** DIRECTIONS FOR THIS TASK **
Quote the listing below in its entirety, omitting every image.
....
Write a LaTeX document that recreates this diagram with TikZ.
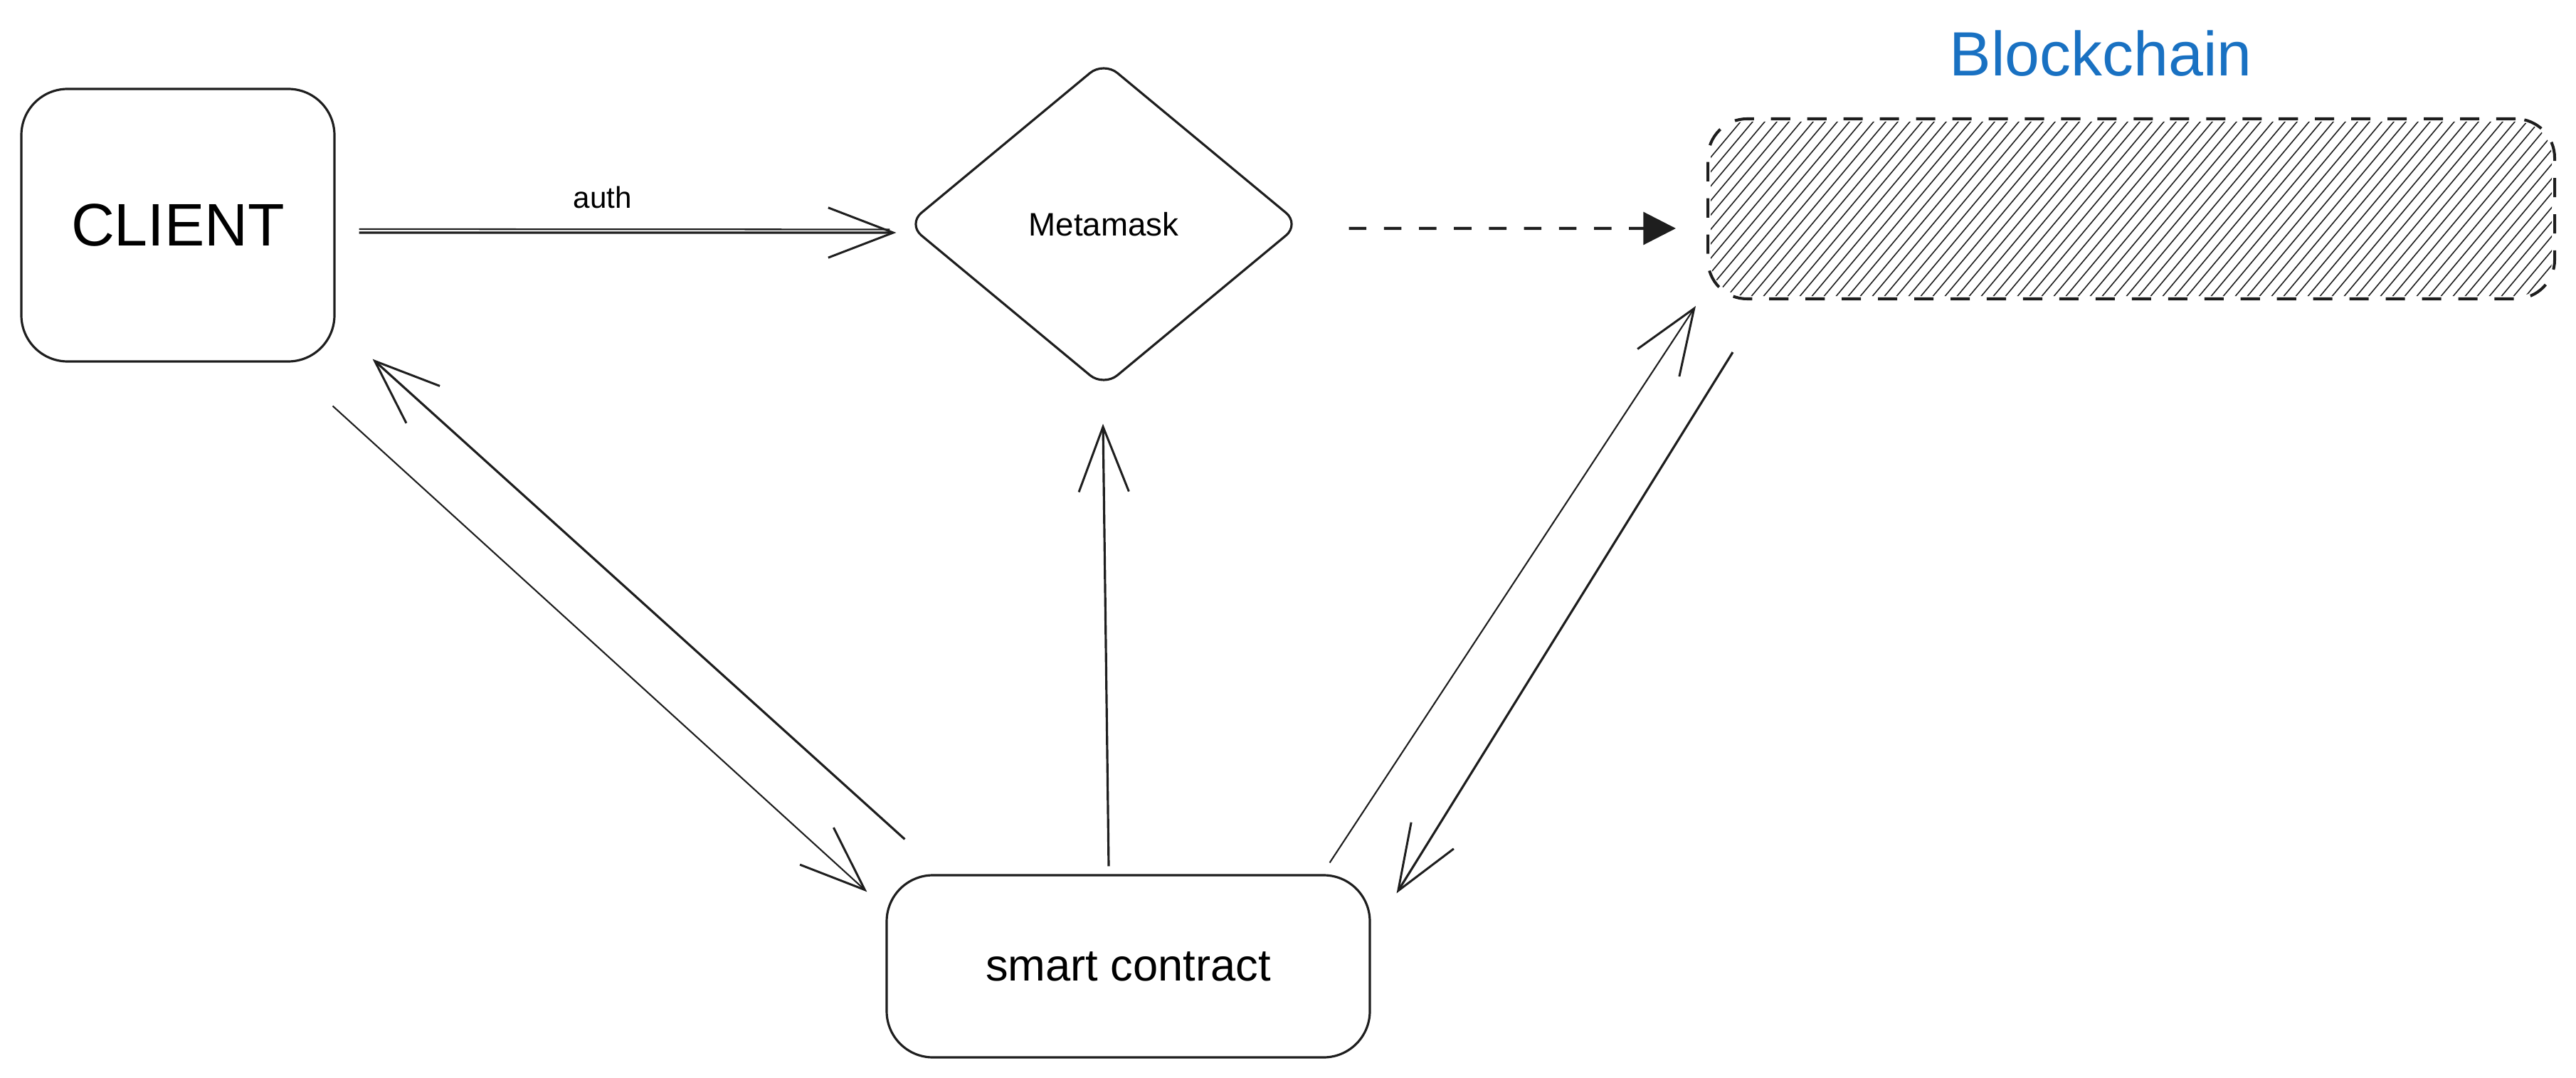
\documentclass[tikz,border=0pt]{standalone}
\usepackage{fontspec}
\setmainfont{Liberation Sans}
\usetikzlibrary{arrows.meta,shapes.geometric,calc}
\definecolor{ink}{HTML}{1E1E1E}
\definecolor{bcblue}{HTML}{1971C2}
\begin{document}
\begin{tikzpicture}[x=0.1mm,y=-0.1mm,
  box/.style={draw=ink, line width=0.9pt, rounded corners=6.5mm, inner sep=0pt},
  barb/.style={-{Straight Barb[length=26pt,width=20pt,line width=0.85pt]}},
  conn/.style={draw=ink, line width=0.9pt, barb},
  thinconn/.style={draw=ink, line width=0.6pt, barb},
  hatch/.style={draw=ink, line width=0.45pt},
  dashconn/.style={draw=ink, line width=1.15pt, dash pattern=on 7pt off 7pt, -{Triangle[length=13pt,width=13pt]}}
]
\useasboundingbox (0,0) rectangle (3620,1515);

% nodes
\node[box, minimum width=44mm, minimum height=38.3mm] (client) at (250,316.5) {\fontsize{24}{28}\selectfont CLIENT};
\node[diamond, draw=ink, line width=0.9pt, rounded corners=2.5mm, minimum width=55.2mm, minimum height=45.8mm, inner sep=0pt] (mm) at (1551,315) {\fontsize{13}{15}\selectfont Metamask};
\node[box, minimum width=67.9mm, minimum height=25.6mm] (sc) at (1585.5,1358) {\fontsize{18}{22}\selectfont smart contract};
\node[draw=ink, line width=1.15pt, dash pattern=on 7.7pt off 6.8pt, rounded corners=5.5mm, minimum width=119mm, minimum height=25.3mm, inner sep=0pt] (bc) at (2995,293.5) {};
\node[text=bcblue, inner sep=0pt] (bclabel) at (2952,75) {\fontsize{25}{30}\selectfont Blockchain};

% hachure fill
\begin{scope}
  \clip[rounded corners=5mm] ($(bc.south west)+(6,-6)$) rectangle ($(bc.north east)+(-6,6)$);
  \foreach \i in {0,...,88} \draw[hatch] (2110+\i*17,450) -- ++(260,-310);
\end{scope}

% connectors
\draw[conn] ($(client.east)+(33,10.5)$) -- ($(mm.west)+(-14,12)$);
\draw[ink, line width=0.65pt] ($(client.east)+(33,5.5)$) -- ($(mm.west)+(-23,7.5)$);
\node[inner sep=0pt] (authlbl) at (847,277) {\fontsize{12}{14}\selectfont auth};

\draw[dashconn] ($(mm.east)+(67,6)$) -- ($(bc.west)+(-43,27.5)$);

\draw[thinconn] ($(client.south east)+(-4,61)$) -- ($(sc.north west)+(-26,25)$);
\draw[conn] ($(sc.north west)+(27,-49)$) -- ($(client.south east)+(52,-5)$);
\draw[conn] ($(sc.north)+(-27.5,-11)$) -- ($(mm.south)+(-1,50)$);
\draw[thinconn] ($(sc.north east)+(-58,-16)$) -- ($(bc.south west)+(-15,8)$);
\draw[conn] ($(bc.south west)+(37,73)$) -- ($(sc.north east)+(36,27)$);
\end{tikzpicture}
\end{document}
....
** ANSWER TO THIS PROBLEM **
Write a LaTeX document that recreates this diagram with TikZ.
\documentclass[tikz,border=0pt]{standalone}
\usepackage{fontspec}
\setmainfont{Liberation Sans}
\usetikzlibrary{arrows.meta,shapes.geometric,calc}
\definecolor{ink}{HTML}{1E1E1E}
\definecolor{bcblue}{HTML}{1971C2}
\begin{document}
\begin{tikzpicture}[x=0.1mm,y=-0.1mm,
  box/.style={draw=ink, line width=0.9pt, rounded corners=6.5mm, inner sep=0pt},
  barb/.style={-{Straight Barb[length=26pt,width=20pt,line width=0.85pt]}},
  conn/.style={draw=ink, line width=0.9pt, barb},
  thinconn/.style={draw=ink, line width=0.6pt, barb},
  hatch/.style={draw=ink, line width=0.45pt},
  dashconn/.style={draw=ink, line width=1.15pt, dash pattern=on 7pt off 7pt, -{Triangle[length=13pt,width=13pt]}}
]
\useasboundingbox (0,0) rectangle (3620,1515);

% nodes
\node[box, minimum width=44mm, minimum height=38.3mm] (client) at (250,316.5) {\fontsize{24}{28}\selectfont CLIENT};
\node[diamond, draw=ink, line width=0.9pt, rounded corners=2.5mm, minimum width=55.2mm, minimum height=45.8mm, inner sep=0pt] (mm) at (1551,315) {\fontsize{13}{15}\selectfont Metamask};
\node[box, minimum width=67.9mm, minimum height=25.6mm] (sc) at (1585.5,1358) {\fontsize{18}{22}\selectfont smart contract};
\node[draw=ink, line width=1.15pt, dash pattern=on 7.7pt off 6.8pt, rounded corners=5.5mm, minimum width=119mm, minimum height=25.3mm, inner sep=0pt] (bc) at (2995,293.5) {};
\node[text=bcblue, inner sep=0pt] (bclabel) at (2952,75) {\fontsize{25}{30}\selectfont Blockchain};

% hachure fill
\begin{scope}
  \clip[rounded corners=5mm] ($(bc.south west)+(6,-6)$) rectangle ($(bc.north east)+(-6,6)$);
  \foreach \i in {0,...,88} \draw[hatch] (2110+\i*17,450) -- ++(260,-310);
\end{scope}

% connectors
\draw[conn] ($(client.east)+(33,10.5)$) -- ($(mm.west)+(-14,12)$);
\draw[ink, line width=0.65pt] ($(client.east)+(33,5.5)$) -- ($(mm.west)+(-23,7.5)$);
\node[inner sep=0pt] (authlbl) at (847,277) {\fontsize{12}{14}\selectfont auth};

\draw[dashconn] ($(mm.east)+(67,6)$) -- ($(bc.west)+(-43,27.5)$);

\draw[thinconn] ($(client.south east)+(-4,61)$) -- ($(sc.north west)+(-26,25)$);
\draw[conn] ($(sc.north west)+(27,-49)$) -- ($(client.south east)+(52,-5)$);
\draw[conn] ($(sc.north)+(-27.5,-11)$) -- ($(mm.south)+(-1,50)$);
\draw[thinconn] ($(sc.north east)+(-58,-16)$) -- ($(bc.south west)+(-15,8)$);
\draw[conn] ($(bc.south west)+(37,73)$) -- ($(sc.north east)+(36,27)$);
\end{tikzpicture}
\end{document}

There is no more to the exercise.